The Proof Analysis Problem
This work provides new insights into proof complexity, particularly regarding automatability and hardness of lower bounds, for researchers in computational complexity.
The authors prove that short Resolution refutations of the formula Ref(φ) explicitly leak a satisfying assignment of φ, giving a polynomial-time extraction algorithm. They also introduce the Proof Analysis Problem (PAP) and show it is NP-complete for Extended Frege, while for Resolution it is tractable.
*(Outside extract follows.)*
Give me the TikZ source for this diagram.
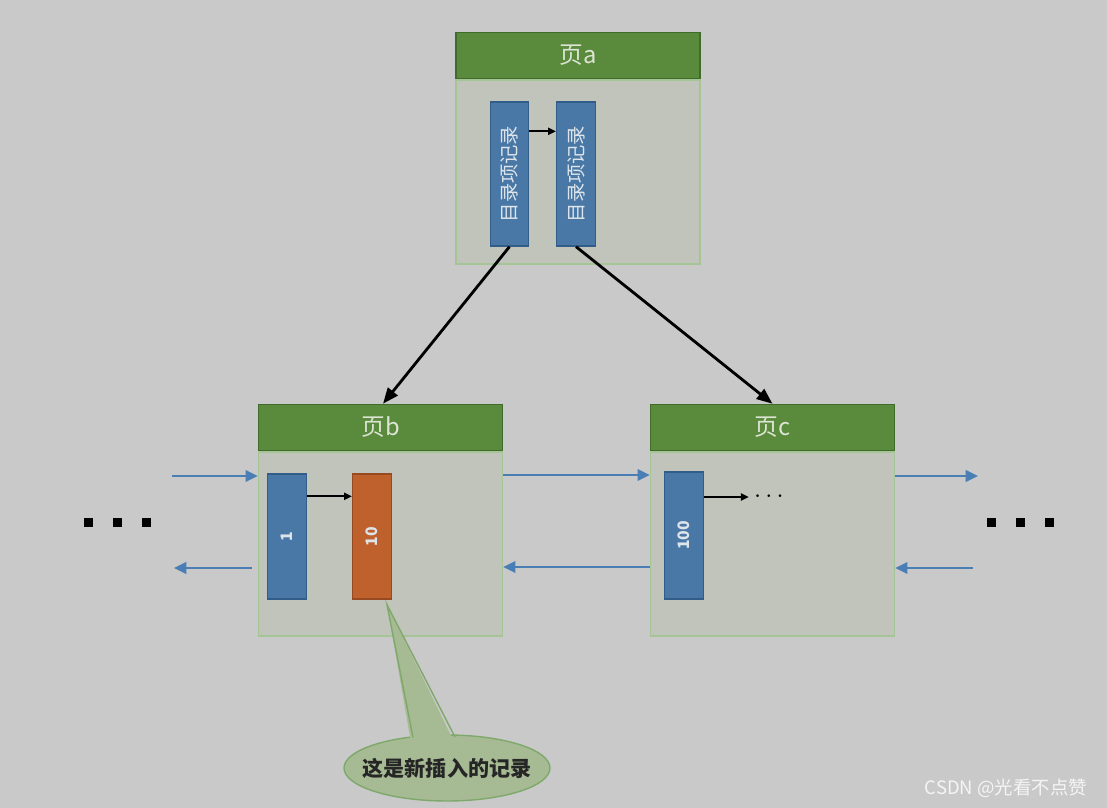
\documentclass[tikz,border=0pt]{standalone}
\usepackage{fontspec}
\usepackage{graphicx}
\setmainfont{Noto Sans CJK SC}
\usetikzlibrary{arrows.meta,positioning,calc,shapes.geometric}
\definecolor{cbg}{HTML}{C9C9C9}
\definecolor{cpage}{HTML}{C1C4BB}
\definecolor{cpaged}{HTML}{A6C597}
\definecolor{chdr}{HTML}{5A8A3B}
\definecolor{chdrd}{HTML}{3F6B2B}
\definecolor{chdrt}{HTML}{DCE4D4}
\definecolor{crec}{HTML}{4A78A6}
\definecolor{crecd}{HTML}{315D88}
\definecolor{cnew}{HTML}{BF612D}
\definecolor{cnewd}{HTML}{974A22}
\definecolor{crect}{HTML}{DDE4EA}
\definecolor{clink}{HTML}{4A7FB5}
\definecolor{cnote}{HTML}{A6BA93}
\definecolor{cnoted}{HTML}{7FA86B}

\begin{document}
\begin{tikzpicture}[
  x=0.02cm, y=-0.02cm,
  page/.style={draw=cpaged, fill=cpage, line width=0.8pt, minimum width=4.88cm, minimum height=3.68cm, inner sep=0pt},
  hdr/.style={draw=chdrd, fill=chdr, line width=0.9pt, minimum width=4.88cm, minimum height=0.92cm, inner sep=0pt,
              text=chdrt, font=\fontsize{13.5}{14}\selectfont},
  rec/.style={draw=crecd, fill=crec, line width=0.8pt, minimum width=0.77cm, inner sep=0pt,
              text=crect, font=\fontsize{11}{12}\selectfont},
  newrec/.style={rec, draw=cnewd, fill=cnew},
  ptr/.style={-{Triangle[length=4.5pt,width=4pt]}, line width=1.1pt, draw=black},
  down/.style={-{Triangle[length=9pt,width=7pt]}, line width=1.6pt, draw=black},
  link/.style={-{Triangle[length=7pt,width=6.5pt]}, line width=1.4pt, draw=clink},
]
\newcommand{\vtxt}[1]{\rotatebox{90}{#1}}

% ------------------------------------------------------------------ background
\fill[cbg] (0,0) rectangle (1107,808);

% ------------------------------------------------------------------ page a
\node[page] (bodya) at (578,172) {};
\node[hdr, above=0pt of bodya] (hdra) {页a};
\node[rec, minimum height=2.88cm] (ra1) at (509.5,174) {\vtxt{目录项记录}};
\node[rec, minimum height=2.88cm] (ra2) at (576,174) {\vtxt{目录项记录}};
\draw[ptr] ([yshift=-0.6cm]ra1.north east) -- ([yshift=-0.6cm]ra2.north west);

% ------------------------------------------------------------------ page b
\node[page] (bodyb) at (380.5,544) {};
\node[hdr, above=0pt of bodyb] (hdrb) {页b};
\node[rec, minimum height=2.5cm, font=\fontsize{9}{10}\selectfont\bfseries] (r1) at (287,536.5) {\vtxt{1}};
\node[newrec, minimum height=2.5cm, font=\fontsize{9}{10}\selectfont\bfseries] (r10) at (372,536.5) {\vtxt{10}};
\draw[ptr] ([yshift=-0.46cm]r1.north east) -- ([yshift=-0.46cm]r10.north west);

% ------------------------------------------------------------------ page c
\node[page] (bodyc) at (772.5,544) {};
\node[hdr, above=0pt of bodyc] (hdrc) {页c};
\node[rec, minimum height=2.54cm, font=\fontsize{9}{10}\selectfont\bfseries] (r100) at (684,535.5) {\vtxt{100}};
\node[inner sep=0pt, font=\Large] (more) at (769,497) {$\cdots$};
\draw[ptr] (r100.east |- more.west) -- ([xshift=-0.1cm]more.west);

% ------------------------------------------------------------------ index pointers
\draw[down] (ra1.south) -- ([xshift=0.05cm]hdrb.north);
\draw[down] (ra2.south) -- (hdrc.north);

% ------------------------------------------------------------------ sibling links
\coordinate (lin)  at (172,476);
\coordinate (lout) at (174,568);
\coordinate (rout) at (978,476);
\coordinate (rin)  at (973,568);
\draw[link] (lin) -- (lin -| bodyb.west);
\draw[link] (lout -| bodyb.west) ++(-0.12cm,0) -- (lout);
\draw[link] (bodyb.east |- 0,475) -- (bodyc.west |- 0,475);
\draw[link] (bodyc.west |- 0,567) -- (bodyb.east |- 0,567);
\draw[link] (rout -| bodyc.east) -- (rout);
\draw[link] (rin) -- (rin -| bodyc.east);

% more pages on both sides
\foreach \x in {88,117,146,991,1020,1049}
  \fill[black] (\x-4.5,517.5) rectangle (\x+4.5,526.5);

% ------------------------------------------------------------------ callout
\node[ellipse, draw=cnoted, fill=cnote, line width=0.8pt, minimum width=4.12cm, minimum height=1.32cm,
      inner sep=0pt] (note) at (447,768) {};
\coordinate (tip) at ([xshift=0.3cm,yshift=-0.1cm]r10.south);
\fill[cnote] ([xshift=-0.7cm,yshift=0.4cm]note.center) -- (tip) -- ([xshift=0.2cm,yshift=0.4cm]note.center) -- cycle;
\draw[cnoted, line width=0.8pt] ([xshift=-0.68cm,yshift=0.61cm]note.center) -- (tip) -- ([xshift=0.16cm,yshift=0.62cm]note.center);
\node[font=\fontsize{12}{13}\selectfont\bfseries, text=black!85] at (note.center) {这是新插入的记录};

% ------------------------------------------------------------------ watermark
\node[text=white!96!black, font=\fontsize{10.5}{11}\selectfont] (mark) at (1006,788) {CSDN @光看不点赞};
\end{tikzpicture}
\end{document}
Atserias and Müller (JACM, 2020) proved that for every unsatisfiable CNF formula $φ$, the formula $\operatorname{Ref}(φ)$, stating "$φ$ has small Resolution refutations", does not have subexponential-size Resolution refutations. Conversely, when $φ$ is satisfiable, Pudlák (TCS, 2003) showed how to construct a polynomial-size Resolution refutation of $\operatorname{Ref}(φ)$ given a satisfying assignment of $φ$. A question that remained open is: do all short Resolution refutations of $\operatorname{Ref}(φ)$ explicitly leak a satisfying assignment of $φ$? We answer this question affirmatively by giving a polynomial-time algorithm that extracts a satisfying assignment for $φ$ given any short Resolution refutation of $\operatorname{Ref}(φ)$. The algorithm follows from a new feasibly constructive proof of the Atserias-Müller lower bound, formalizable in Cook's theory $\mathsf{PV_1}$ of bounded arithmetic. Motivated by this, we introduce a computational problem concerning Resolution lower bounds: the Proof Analysis Problem (PAP). For a proof system $Q$, the Proof Analysis Problem for $Q$ asks, given a CNF formula $φ$ and a $Q$-proof of a Resolution lower bound for $φ$, encoded as $\neg \operatorname{Ref}(φ)$, whether $φ$ is satisfiable. In contrast to PAP for Resolution, we prove that PAP for Extended Frege (EF) is NP-complete. Our results yield new insights into proof complexity: (i) every proof system simulating EF is (weakly) automatable if and only if it is (weakly) automatable on formulas stating Resolution lower bounds; (ii) we provide Ref formulas exponentially hard for bounded-depth Frege systems; and (iii) for every strong enough theory of arithmetic $T$ we construct unsatisfiable CNF formulas exponentially hard for Resolution but for which $T$ cannot prove even a quadratic lower bound.